◆ **Data supplied**:

▬▬▬▬▬▬

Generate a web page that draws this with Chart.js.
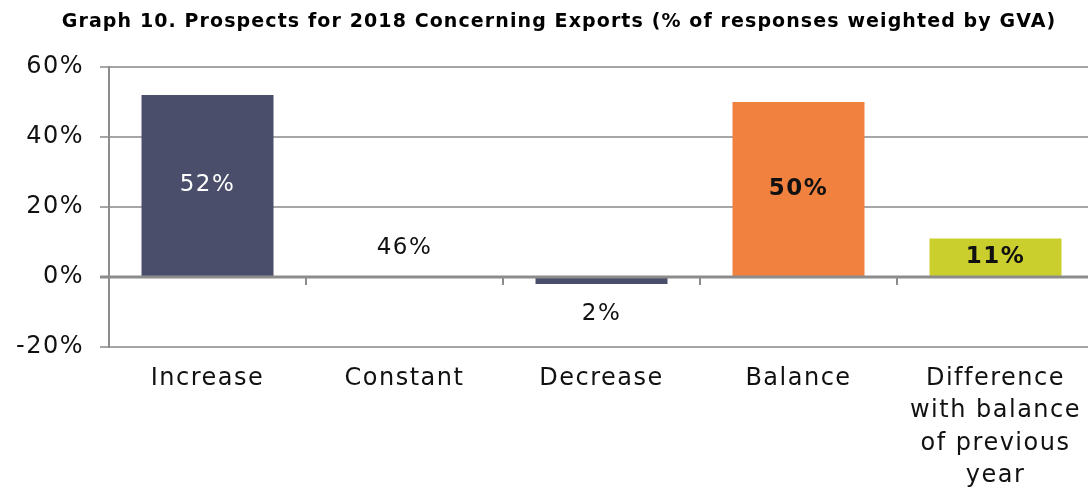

▬▬▬▬▬▬

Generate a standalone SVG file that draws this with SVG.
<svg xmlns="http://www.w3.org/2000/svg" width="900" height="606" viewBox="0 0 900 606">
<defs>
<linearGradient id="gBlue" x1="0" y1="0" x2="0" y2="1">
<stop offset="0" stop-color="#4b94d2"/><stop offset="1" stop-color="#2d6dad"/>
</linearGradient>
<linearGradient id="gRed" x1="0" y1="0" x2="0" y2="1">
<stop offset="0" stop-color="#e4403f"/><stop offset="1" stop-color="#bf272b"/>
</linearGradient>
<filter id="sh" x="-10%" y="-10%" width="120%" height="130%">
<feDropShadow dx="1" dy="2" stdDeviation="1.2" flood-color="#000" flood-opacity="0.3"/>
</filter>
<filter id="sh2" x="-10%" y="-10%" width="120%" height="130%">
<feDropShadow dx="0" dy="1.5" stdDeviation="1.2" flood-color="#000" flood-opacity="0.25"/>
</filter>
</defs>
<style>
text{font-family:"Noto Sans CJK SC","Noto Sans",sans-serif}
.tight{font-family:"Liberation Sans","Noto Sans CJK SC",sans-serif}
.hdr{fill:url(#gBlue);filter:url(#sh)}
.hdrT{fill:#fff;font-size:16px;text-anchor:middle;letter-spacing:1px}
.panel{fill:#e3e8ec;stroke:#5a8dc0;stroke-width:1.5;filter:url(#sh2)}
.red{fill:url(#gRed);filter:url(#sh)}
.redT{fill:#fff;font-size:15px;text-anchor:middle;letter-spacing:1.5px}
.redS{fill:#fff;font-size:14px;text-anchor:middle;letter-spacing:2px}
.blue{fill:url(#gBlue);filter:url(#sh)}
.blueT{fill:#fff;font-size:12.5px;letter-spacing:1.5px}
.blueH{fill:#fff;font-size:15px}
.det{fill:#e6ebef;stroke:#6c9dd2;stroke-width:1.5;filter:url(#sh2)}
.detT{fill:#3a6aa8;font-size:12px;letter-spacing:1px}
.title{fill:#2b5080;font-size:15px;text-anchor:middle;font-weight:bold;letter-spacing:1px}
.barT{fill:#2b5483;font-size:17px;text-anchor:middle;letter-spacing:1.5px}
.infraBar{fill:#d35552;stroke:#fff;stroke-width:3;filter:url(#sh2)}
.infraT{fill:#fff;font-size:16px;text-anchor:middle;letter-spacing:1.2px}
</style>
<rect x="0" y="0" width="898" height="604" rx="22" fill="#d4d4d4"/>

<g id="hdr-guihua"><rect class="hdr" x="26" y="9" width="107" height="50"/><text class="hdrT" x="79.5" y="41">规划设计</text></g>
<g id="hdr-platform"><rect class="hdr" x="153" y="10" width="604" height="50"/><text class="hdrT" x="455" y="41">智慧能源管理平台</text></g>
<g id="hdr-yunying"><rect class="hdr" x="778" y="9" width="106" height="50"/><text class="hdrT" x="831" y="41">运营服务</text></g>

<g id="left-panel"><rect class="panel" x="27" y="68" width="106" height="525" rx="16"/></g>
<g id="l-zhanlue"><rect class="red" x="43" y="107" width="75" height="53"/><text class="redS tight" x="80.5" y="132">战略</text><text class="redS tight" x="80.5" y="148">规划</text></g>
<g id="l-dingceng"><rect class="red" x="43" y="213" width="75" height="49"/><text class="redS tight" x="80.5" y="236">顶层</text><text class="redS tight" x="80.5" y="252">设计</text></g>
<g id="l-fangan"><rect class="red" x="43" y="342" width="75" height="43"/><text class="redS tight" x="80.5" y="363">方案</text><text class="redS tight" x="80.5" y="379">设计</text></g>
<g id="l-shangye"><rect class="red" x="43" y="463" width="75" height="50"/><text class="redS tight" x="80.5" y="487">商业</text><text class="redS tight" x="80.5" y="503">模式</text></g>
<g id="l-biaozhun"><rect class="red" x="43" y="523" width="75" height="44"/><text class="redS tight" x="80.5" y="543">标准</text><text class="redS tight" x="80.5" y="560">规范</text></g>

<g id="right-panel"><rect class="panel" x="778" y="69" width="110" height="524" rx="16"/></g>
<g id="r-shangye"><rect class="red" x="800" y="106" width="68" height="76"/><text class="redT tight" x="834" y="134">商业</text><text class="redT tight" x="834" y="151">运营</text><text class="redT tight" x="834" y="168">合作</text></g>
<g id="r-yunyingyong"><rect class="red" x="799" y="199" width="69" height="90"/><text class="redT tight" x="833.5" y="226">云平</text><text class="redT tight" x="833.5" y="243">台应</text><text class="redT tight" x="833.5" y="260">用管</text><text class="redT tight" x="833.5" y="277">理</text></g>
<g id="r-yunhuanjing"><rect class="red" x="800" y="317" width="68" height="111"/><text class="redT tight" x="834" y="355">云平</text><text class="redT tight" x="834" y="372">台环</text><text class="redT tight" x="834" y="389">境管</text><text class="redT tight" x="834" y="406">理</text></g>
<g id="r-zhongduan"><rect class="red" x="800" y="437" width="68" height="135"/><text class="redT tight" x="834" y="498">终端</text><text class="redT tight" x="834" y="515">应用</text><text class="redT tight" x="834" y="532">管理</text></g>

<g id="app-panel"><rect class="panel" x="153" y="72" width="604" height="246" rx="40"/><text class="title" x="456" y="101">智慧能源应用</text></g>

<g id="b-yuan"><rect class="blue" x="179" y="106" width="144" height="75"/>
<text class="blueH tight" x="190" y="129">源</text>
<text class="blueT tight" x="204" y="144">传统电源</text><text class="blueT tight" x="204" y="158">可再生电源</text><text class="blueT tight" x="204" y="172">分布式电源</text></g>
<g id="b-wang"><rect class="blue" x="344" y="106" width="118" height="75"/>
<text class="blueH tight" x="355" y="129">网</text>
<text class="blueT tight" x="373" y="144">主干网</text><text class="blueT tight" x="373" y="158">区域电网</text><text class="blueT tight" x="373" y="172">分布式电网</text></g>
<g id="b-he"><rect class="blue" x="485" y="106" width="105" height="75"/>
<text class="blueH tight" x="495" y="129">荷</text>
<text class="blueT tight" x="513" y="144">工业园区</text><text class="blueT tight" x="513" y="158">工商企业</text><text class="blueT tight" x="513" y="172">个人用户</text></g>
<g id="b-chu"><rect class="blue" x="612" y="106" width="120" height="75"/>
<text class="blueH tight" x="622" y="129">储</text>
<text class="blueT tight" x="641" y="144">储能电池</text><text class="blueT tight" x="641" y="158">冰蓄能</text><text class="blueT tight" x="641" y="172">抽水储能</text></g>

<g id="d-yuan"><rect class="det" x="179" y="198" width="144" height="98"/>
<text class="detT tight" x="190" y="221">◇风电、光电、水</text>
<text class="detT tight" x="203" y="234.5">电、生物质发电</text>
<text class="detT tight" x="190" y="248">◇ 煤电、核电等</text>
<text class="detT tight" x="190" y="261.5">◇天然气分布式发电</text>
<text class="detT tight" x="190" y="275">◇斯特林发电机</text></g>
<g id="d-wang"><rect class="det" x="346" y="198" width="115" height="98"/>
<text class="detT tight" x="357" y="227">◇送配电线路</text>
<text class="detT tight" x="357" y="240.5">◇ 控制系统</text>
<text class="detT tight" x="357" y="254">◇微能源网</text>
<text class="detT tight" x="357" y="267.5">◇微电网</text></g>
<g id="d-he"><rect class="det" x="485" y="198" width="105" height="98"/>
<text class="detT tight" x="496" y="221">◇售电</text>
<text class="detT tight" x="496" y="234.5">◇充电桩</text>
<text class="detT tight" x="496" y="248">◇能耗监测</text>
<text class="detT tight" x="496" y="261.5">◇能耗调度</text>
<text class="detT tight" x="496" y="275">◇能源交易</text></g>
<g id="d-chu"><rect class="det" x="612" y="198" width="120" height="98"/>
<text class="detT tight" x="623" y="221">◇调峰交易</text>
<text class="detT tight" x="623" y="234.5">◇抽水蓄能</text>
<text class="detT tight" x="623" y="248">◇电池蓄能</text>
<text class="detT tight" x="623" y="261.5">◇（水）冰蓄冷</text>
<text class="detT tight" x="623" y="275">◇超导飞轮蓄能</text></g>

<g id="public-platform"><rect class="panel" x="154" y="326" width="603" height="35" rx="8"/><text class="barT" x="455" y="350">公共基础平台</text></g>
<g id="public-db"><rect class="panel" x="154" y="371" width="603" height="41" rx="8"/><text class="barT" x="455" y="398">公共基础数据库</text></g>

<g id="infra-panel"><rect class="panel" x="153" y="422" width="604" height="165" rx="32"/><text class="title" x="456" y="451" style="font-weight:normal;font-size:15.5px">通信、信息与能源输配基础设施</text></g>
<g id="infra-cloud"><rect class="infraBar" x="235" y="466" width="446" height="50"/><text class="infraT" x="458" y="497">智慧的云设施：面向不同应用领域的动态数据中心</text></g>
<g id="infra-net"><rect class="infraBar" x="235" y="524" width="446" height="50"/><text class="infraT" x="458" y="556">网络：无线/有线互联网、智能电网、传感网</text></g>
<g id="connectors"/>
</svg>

▬▬▬▬▬▬

◆ **What the task requires**:
Find each line with the string "draws" and copy it out.

◆ **Final result**:
Generate a web page that draws this with Chart.js.
Generate a standalone SVG file that draws this with SVG.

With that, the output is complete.